* start *

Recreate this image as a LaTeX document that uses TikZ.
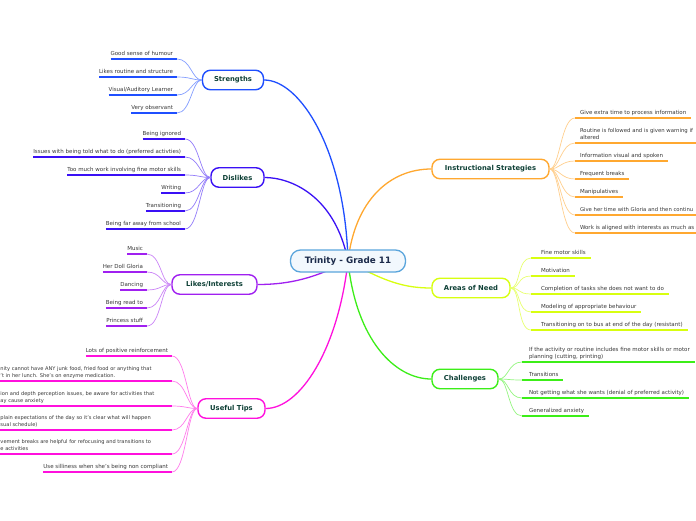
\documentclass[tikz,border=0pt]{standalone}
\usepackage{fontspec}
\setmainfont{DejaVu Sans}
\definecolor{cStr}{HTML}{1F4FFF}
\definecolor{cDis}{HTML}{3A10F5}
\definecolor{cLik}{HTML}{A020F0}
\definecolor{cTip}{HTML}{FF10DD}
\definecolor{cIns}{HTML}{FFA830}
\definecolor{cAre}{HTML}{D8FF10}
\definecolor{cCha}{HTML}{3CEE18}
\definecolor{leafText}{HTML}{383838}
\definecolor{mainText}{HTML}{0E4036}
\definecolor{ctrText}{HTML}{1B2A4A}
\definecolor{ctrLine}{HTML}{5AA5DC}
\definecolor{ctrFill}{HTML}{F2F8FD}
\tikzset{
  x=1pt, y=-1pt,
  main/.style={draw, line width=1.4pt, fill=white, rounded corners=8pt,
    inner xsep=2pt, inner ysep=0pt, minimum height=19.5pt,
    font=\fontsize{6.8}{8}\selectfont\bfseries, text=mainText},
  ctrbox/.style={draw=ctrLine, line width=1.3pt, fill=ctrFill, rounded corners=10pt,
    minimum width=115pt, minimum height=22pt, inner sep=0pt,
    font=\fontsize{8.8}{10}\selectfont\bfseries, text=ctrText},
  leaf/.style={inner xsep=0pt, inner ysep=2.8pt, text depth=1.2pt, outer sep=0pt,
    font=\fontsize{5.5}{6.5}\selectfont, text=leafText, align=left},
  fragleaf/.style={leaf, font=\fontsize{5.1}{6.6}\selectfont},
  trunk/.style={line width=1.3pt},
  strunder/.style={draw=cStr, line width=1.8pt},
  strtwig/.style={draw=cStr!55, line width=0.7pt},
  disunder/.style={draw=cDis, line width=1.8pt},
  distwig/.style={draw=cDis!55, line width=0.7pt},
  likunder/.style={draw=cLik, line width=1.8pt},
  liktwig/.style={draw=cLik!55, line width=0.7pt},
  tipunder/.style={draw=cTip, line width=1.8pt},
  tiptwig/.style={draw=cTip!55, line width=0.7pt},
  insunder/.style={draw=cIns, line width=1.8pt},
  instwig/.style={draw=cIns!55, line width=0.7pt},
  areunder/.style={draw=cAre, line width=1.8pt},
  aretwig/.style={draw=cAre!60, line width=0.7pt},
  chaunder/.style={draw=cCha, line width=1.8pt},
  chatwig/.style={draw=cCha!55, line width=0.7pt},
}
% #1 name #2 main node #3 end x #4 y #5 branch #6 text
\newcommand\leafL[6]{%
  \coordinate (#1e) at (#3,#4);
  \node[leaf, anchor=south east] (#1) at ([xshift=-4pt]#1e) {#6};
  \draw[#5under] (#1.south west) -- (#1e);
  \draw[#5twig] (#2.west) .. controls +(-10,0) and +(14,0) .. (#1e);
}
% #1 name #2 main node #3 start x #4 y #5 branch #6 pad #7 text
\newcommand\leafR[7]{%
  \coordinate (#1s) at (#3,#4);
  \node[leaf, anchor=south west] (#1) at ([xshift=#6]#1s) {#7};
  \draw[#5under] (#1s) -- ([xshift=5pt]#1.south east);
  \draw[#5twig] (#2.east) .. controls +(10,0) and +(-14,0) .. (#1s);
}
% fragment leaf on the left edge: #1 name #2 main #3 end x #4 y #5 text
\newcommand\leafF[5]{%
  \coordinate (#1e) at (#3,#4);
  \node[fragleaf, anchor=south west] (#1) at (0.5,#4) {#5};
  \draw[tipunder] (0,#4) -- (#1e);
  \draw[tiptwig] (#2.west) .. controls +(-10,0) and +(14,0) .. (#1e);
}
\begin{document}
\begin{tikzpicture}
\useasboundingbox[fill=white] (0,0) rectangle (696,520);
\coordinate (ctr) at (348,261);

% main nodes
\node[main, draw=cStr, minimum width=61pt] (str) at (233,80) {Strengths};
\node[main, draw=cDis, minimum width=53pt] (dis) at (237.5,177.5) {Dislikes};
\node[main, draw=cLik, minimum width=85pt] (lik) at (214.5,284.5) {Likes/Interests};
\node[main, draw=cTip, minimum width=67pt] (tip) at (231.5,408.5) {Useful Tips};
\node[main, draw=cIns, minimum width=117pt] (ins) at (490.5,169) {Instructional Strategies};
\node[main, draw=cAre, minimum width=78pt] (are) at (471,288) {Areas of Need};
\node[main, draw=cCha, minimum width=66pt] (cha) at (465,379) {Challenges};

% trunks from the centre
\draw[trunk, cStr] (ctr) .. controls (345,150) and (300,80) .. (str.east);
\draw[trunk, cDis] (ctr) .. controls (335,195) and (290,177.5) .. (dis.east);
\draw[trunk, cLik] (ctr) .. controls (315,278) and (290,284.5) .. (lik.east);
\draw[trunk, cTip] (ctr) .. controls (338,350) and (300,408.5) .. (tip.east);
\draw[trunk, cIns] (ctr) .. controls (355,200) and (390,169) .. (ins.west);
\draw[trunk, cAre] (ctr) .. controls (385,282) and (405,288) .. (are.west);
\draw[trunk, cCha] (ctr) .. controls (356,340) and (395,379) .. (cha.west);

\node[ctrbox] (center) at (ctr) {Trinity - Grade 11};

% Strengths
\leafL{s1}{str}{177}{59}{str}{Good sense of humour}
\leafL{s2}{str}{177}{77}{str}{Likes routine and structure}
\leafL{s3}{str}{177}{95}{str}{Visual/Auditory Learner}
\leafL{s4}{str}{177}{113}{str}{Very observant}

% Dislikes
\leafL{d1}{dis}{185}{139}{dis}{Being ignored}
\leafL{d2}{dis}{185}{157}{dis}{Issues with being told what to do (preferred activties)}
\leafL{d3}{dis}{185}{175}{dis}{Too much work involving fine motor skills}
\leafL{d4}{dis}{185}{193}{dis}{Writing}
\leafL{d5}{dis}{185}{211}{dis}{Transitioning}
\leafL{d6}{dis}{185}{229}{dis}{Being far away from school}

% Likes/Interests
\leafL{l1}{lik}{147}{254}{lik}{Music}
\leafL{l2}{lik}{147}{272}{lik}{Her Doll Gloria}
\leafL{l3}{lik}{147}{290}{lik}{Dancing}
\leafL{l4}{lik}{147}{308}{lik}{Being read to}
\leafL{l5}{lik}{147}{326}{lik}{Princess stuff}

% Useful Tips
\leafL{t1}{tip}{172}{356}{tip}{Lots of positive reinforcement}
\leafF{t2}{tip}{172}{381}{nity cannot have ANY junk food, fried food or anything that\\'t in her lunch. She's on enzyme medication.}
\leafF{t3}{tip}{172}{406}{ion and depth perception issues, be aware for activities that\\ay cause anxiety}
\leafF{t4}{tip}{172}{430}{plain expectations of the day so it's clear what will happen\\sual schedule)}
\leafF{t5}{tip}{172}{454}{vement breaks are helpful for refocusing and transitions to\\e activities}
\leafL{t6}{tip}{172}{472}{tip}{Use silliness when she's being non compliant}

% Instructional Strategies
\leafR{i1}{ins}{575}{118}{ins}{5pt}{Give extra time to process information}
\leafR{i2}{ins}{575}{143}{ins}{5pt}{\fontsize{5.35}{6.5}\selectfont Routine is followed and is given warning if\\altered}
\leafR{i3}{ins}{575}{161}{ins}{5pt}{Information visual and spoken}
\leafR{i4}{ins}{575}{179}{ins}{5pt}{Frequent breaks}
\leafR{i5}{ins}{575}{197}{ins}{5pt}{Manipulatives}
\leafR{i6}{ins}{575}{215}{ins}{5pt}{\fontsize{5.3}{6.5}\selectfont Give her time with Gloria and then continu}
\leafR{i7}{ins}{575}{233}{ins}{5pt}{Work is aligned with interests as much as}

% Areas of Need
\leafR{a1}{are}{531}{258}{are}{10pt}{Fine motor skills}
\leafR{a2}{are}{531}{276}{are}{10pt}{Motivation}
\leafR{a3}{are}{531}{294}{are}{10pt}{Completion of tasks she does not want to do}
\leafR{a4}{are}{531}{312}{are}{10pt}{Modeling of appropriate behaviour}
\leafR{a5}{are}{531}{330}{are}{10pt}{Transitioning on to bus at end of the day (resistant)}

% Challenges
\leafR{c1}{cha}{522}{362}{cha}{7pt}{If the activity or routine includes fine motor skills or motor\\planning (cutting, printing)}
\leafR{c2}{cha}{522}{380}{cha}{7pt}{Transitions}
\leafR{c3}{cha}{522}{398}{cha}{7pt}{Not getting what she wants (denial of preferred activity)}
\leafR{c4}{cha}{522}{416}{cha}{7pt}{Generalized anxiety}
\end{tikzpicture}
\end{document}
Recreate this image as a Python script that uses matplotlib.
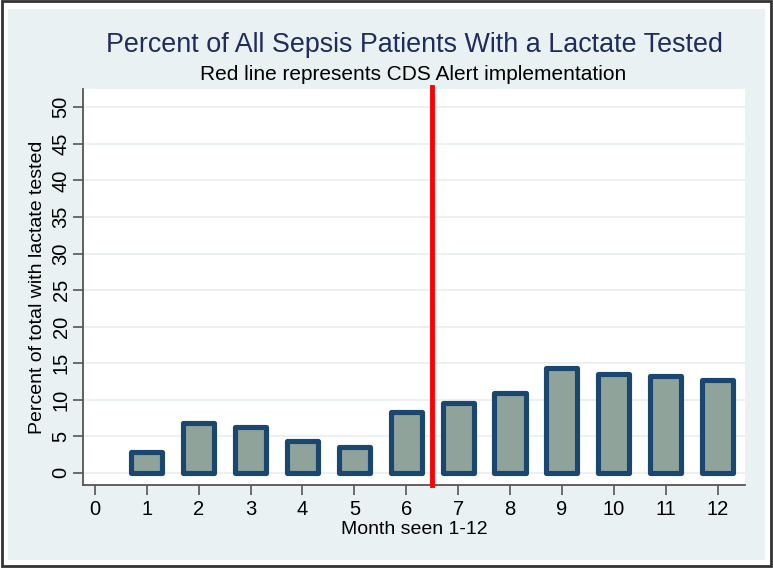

* end *

Aim: Extract every line above containing the word "uses".

Exercise output:
Recreate this image as a LaTeX document that uses TikZ.
Recreate this image as a Python script that uses matplotlib.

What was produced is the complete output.